◆ What you are asked to do ◆
Write the data out again, character for character, with no images.

(Dataset items)
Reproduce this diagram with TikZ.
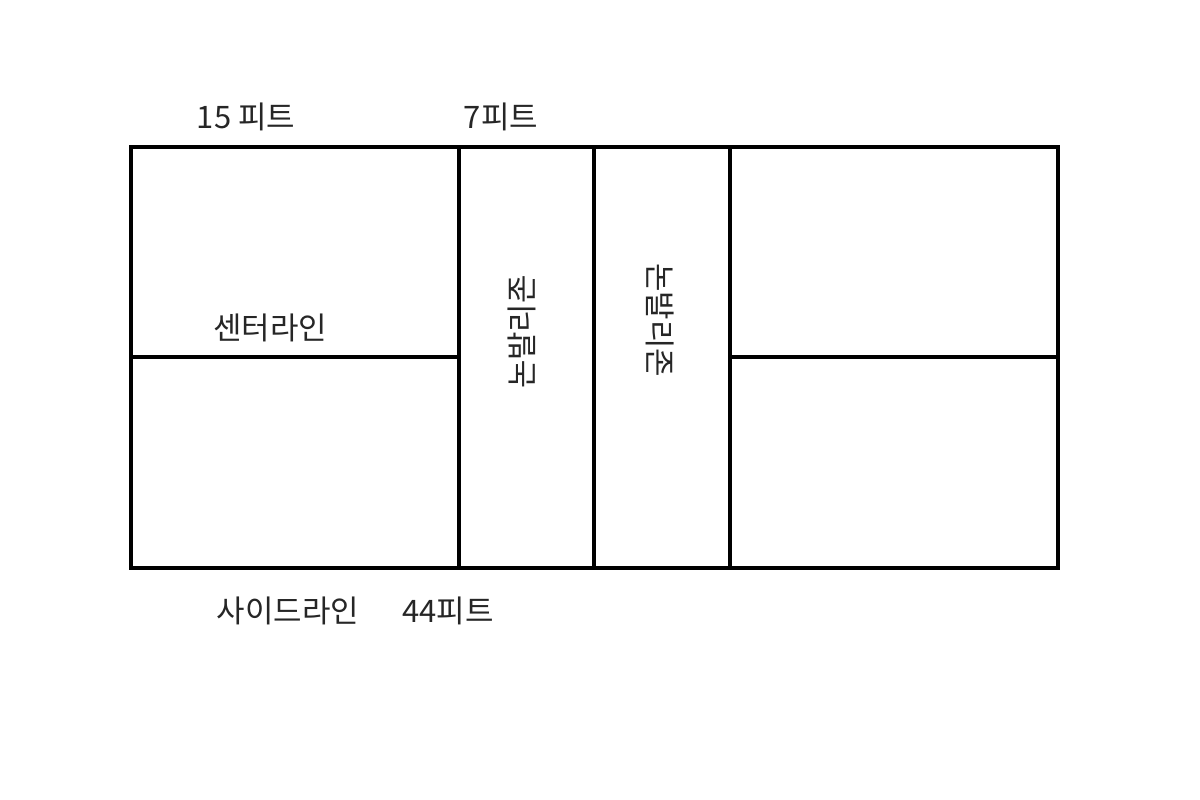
\documentclass[tikz,border=0pt]{standalone}
\usepackage{fontspec}
\setmainfont{Noto Sans CJK KR}
\begin{document}
\begin{tikzpicture}[x=0.01cm,y=-0.01cm,
  court/.style={line width=0.95pt,draw=black},
  lbl/.style={font=\fontsize{8.8pt}{10pt}\selectfont,text=black!85,inner sep=0pt}]
\useasboundingbox[fill=white] (0,0) rectangle (1200,800);
\coordinate (tl) at (131,147);
\coordinate (br) at (1058,568);
\draw[court] (tl) rectangle (br);
\coordinate (v1t) at (459,147); \coordinate (v1b) at (459,568);
\coordinate (v2t) at (594,147); \coordinate (v2b) at (594,568);
\coordinate (v3t) at (730,147); \coordinate (v3b) at (730,568);
\draw[court] (v1t) -- (v1b);
\draw[court] (v2t) -- (v2b);
\draw[court] (v3t) -- (v3b);
\coordinate (c1a) at (131,357); \coordinate (c1b) at (459,357);
\coordinate (c2a) at (730,357); \coordinate (c2b) at (1058,357);
\draw[court] (c1a) -- (c1b);
\draw[court] (c2a) -- (c2b);
\node[lbl] (ft15) at (246,117) {15 피트};
\node[lbl] (ft7) at (501,117) {7피트};
\node[lbl] (center) at (270,328) {센터라인};
\node[lbl] (side) at (288,611) {사이드라인};
\node[lbl] (ft44) at (448,611) {44피트};
\node[lbl,rotate=90] (nvz1) at (522,332) {논발리존};
\node[lbl,rotate=-90] (nvz2) at (660,320) {논발리존};
\end{tikzpicture}
\end{document}
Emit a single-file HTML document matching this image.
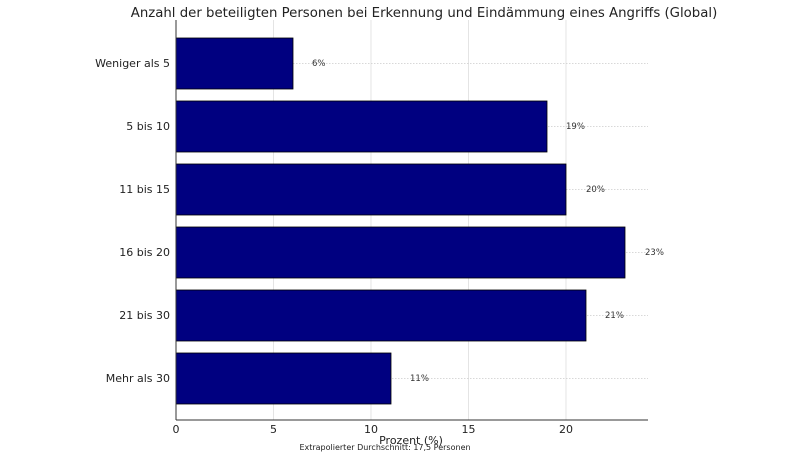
<!DOCTYPE html><html><head><style>body{margin:0;background:#fff}</style></head><body>
<svg width="800" height="457" xmlns="http://www.w3.org/2000/svg" font-family="DejaVu Sans, Liberation Sans, sans-serif">
<rect width="800" height="457" fill="#fff"/>
<text x="424" y="17" font-size="13.3" text-anchor="middle" fill="#222">Anzahl der beteiligten Personen bei Erkennung und Eindämmung eines Angriffs (Global)</text>
<g stroke="#ddd" stroke-width="0.8">
<line x1="273.5" y1="20" x2="273.5" y2="420"/><line x1="371" y1="20" x2="371" y2="420"/><line x1="468.5" y1="20" x2="468.5" y2="420"/><line x1="566" y1="20" x2="566" y2="420"/>
</g>
<g stroke="#ccc" stroke-width="0.8" stroke-dasharray="1.5,1.5">
<line x1="176" y1="63.5" x2="648" y2="63.5"/><line x1="176" y1="126.5" x2="648" y2="126.5"/><line x1="176" y1="189.5" x2="648" y2="189.5"/><line x1="176" y1="252.5" x2="648" y2="252.5"/><line x1="176" y1="315.5" x2="648" y2="315.5"/><line x1="176" y1="378.5" x2="648" y2="378.5"/>
</g>
<g fill="#000080" stroke="#000" stroke-width="0.8">
<rect x="176" y="38" width="117" height="51"/>
<rect x="176" y="101" width="371" height="51"/>
<rect x="176" y="164" width="390" height="51"/>
<rect x="176" y="227" width="449" height="51"/>
<rect x="176" y="290" width="410" height="51"/>
<rect x="176" y="353" width="215" height="51"/>
</g>
<g font-size="8.5" fill="#333">
<text x="312" y="66">6%</text><text x="566" y="129">19%</text><text x="586" y="192">20%</text><text x="645" y="255">23%</text><text x="605" y="318">21%</text><text x="410" y="381">11%</text>
</g>
<g stroke="#333" stroke-width="1"><line x1="176" y1="20" x2="176" y2="420"/><line x1="176" y1="420" x2="648" y2="420"/></g>
<g font-size="11" fill="#222" text-anchor="end">
<text x="170" y="67">Weniger als 5</text><text x="170" y="130">5 bis 10</text><text x="170" y="193">11 bis 15</text><text x="170" y="256">16 bis 20</text><text x="170" y="319">21 bis 30</text><text x="170" y="382">Mehr als 30</text>
</g>
<g font-size="11" fill="#222" text-anchor="middle">
<text x="176" y="433">0</text><text x="273.5" y="433">5</text><text x="371" y="433">10</text><text x="468.5" y="433">15</text><text x="566" y="433">20</text>
<text x="411" y="444">Prozent (%)</text>
</g>
<text x="385" y="450" font-size="8" fill="#222" text-anchor="middle">Extrapolierter Durchschnitt: 17,5 Personen</text>
</svg></body></html>
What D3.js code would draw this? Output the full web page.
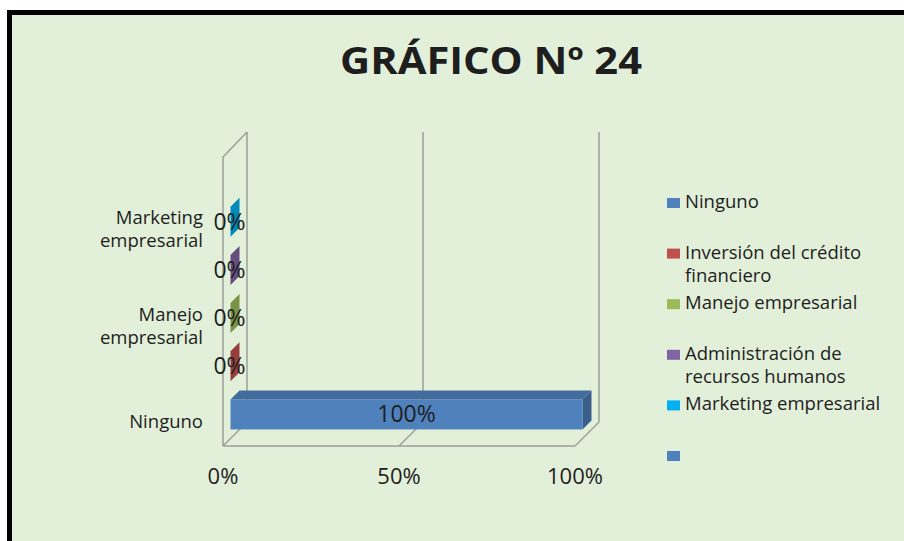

◆ The answer ◆
Reproduce this diagram with TikZ.
\documentclass[tikz,border=0pt]{standalone}
\usepackage{fontspec}
\setmainfont{Noto Sans CJK KR}
\begin{document}
\begin{tikzpicture}[x=0.01cm,y=-0.01cm,
  court/.style={line width=0.95pt,draw=black},
  lbl/.style={font=\fontsize{8.8pt}{10pt}\selectfont,text=black!85,inner sep=0pt}]
\useasboundingbox[fill=white] (0,0) rectangle (1200,800);
\coordinate (tl) at (131,147);
\coordinate (br) at (1058,568);
\draw[court] (tl) rectangle (br);
\coordinate (v1t) at (459,147); \coordinate (v1b) at (459,568);
\coordinate (v2t) at (594,147); \coordinate (v2b) at (594,568);
\coordinate (v3t) at (730,147); \coordinate (v3b) at (730,568);
\draw[court] (v1t) -- (v1b);
\draw[court] (v2t) -- (v2b);
\draw[court] (v3t) -- (v3b);
\coordinate (c1a) at (131,357); \coordinate (c1b) at (459,357);
\coordinate (c2a) at (730,357); \coordinate (c2b) at (1058,357);
\draw[court] (c1a) -- (c1b);
\draw[court] (c2a) -- (c2b);
\node[lbl] (ft15) at (246,117) {15 피트};
\node[lbl] (ft7) at (501,117) {7피트};
\node[lbl] (center) at (270,328) {센터라인};
\node[lbl] (side) at (288,611) {사이드라인};
\node[lbl] (ft44) at (448,611) {44피트};
\node[lbl,rotate=90] (nvz1) at (522,332) {논발리존};
\node[lbl,rotate=-90] (nvz2) at (660,320) {논발리존};
\end{tikzpicture}
\end{document}
Emit a single-file HTML document matching this image.
<!DOCTYPE html><html><head><style>body{margin:0;background:#fff}</style></head><body>
<svg width="800" height="457" xmlns="http://www.w3.org/2000/svg" font-family="DejaVu Sans, Liberation Sans, sans-serif">
<rect width="800" height="457" fill="#fff"/>
<text x="424" y="17" font-size="13.3" text-anchor="middle" fill="#222">Anzahl der beteiligten Personen bei Erkennung und Eindämmung eines Angriffs (Global)</text>
<g stroke="#ddd" stroke-width="0.8">
<line x1="273.5" y1="20" x2="273.5" y2="420"/><line x1="371" y1="20" x2="371" y2="420"/><line x1="468.5" y1="20" x2="468.5" y2="420"/><line x1="566" y1="20" x2="566" y2="420"/>
</g>
<g stroke="#ccc" stroke-width="0.8" stroke-dasharray="1.5,1.5">
<line x1="176" y1="63.5" x2="648" y2="63.5"/><line x1="176" y1="126.5" x2="648" y2="126.5"/><line x1="176" y1="189.5" x2="648" y2="189.5"/><line x1="176" y1="252.5" x2="648" y2="252.5"/><line x1="176" y1="315.5" x2="648" y2="315.5"/><line x1="176" y1="378.5" x2="648" y2="378.5"/>
</g>
<g fill="#000080" stroke="#000" stroke-width="0.8">
<rect x="176" y="38" width="117" height="51"/>
<rect x="176" y="101" width="371" height="51"/>
<rect x="176" y="164" width="390" height="51"/>
<rect x="176" y="227" width="449" height="51"/>
<rect x="176" y="290" width="410" height="51"/>
<rect x="176" y="353" width="215" height="51"/>
</g>
<g font-size="8.5" fill="#333">
<text x="312" y="66">6%</text><text x="566" y="129">19%</text><text x="586" y="192">20%</text><text x="645" y="255">23%</text><text x="605" y="318">21%</text><text x="410" y="381">11%</text>
</g>
<g stroke="#333" stroke-width="1"><line x1="176" y1="20" x2="176" y2="420"/><line x1="176" y1="420" x2="648" y2="420"/></g>
<g font-size="11" fill="#222" text-anchor="end">
<text x="170" y="67">Weniger als 5</text><text x="170" y="130">5 bis 10</text><text x="170" y="193">11 bis 15</text><text x="170" y="256">16 bis 20</text><text x="170" y="319">21 bis 30</text><text x="170" y="382">Mehr als 30</text>
</g>
<g font-size="11" fill="#222" text-anchor="middle">
<text x="176" y="433">0</text><text x="273.5" y="433">5</text><text x="371" y="433">10</text><text x="468.5" y="433">15</text><text x="566" y="433">20</text>
<text x="411" y="444">Prozent (%)</text>
</g>
<text x="385" y="450" font-size="8" fill="#222" text-anchor="middle">Extrapolierter Durchschnitt: 17,5 Personen</text>
</svg></body></html>
What D3.js code would draw this? Output the full web page.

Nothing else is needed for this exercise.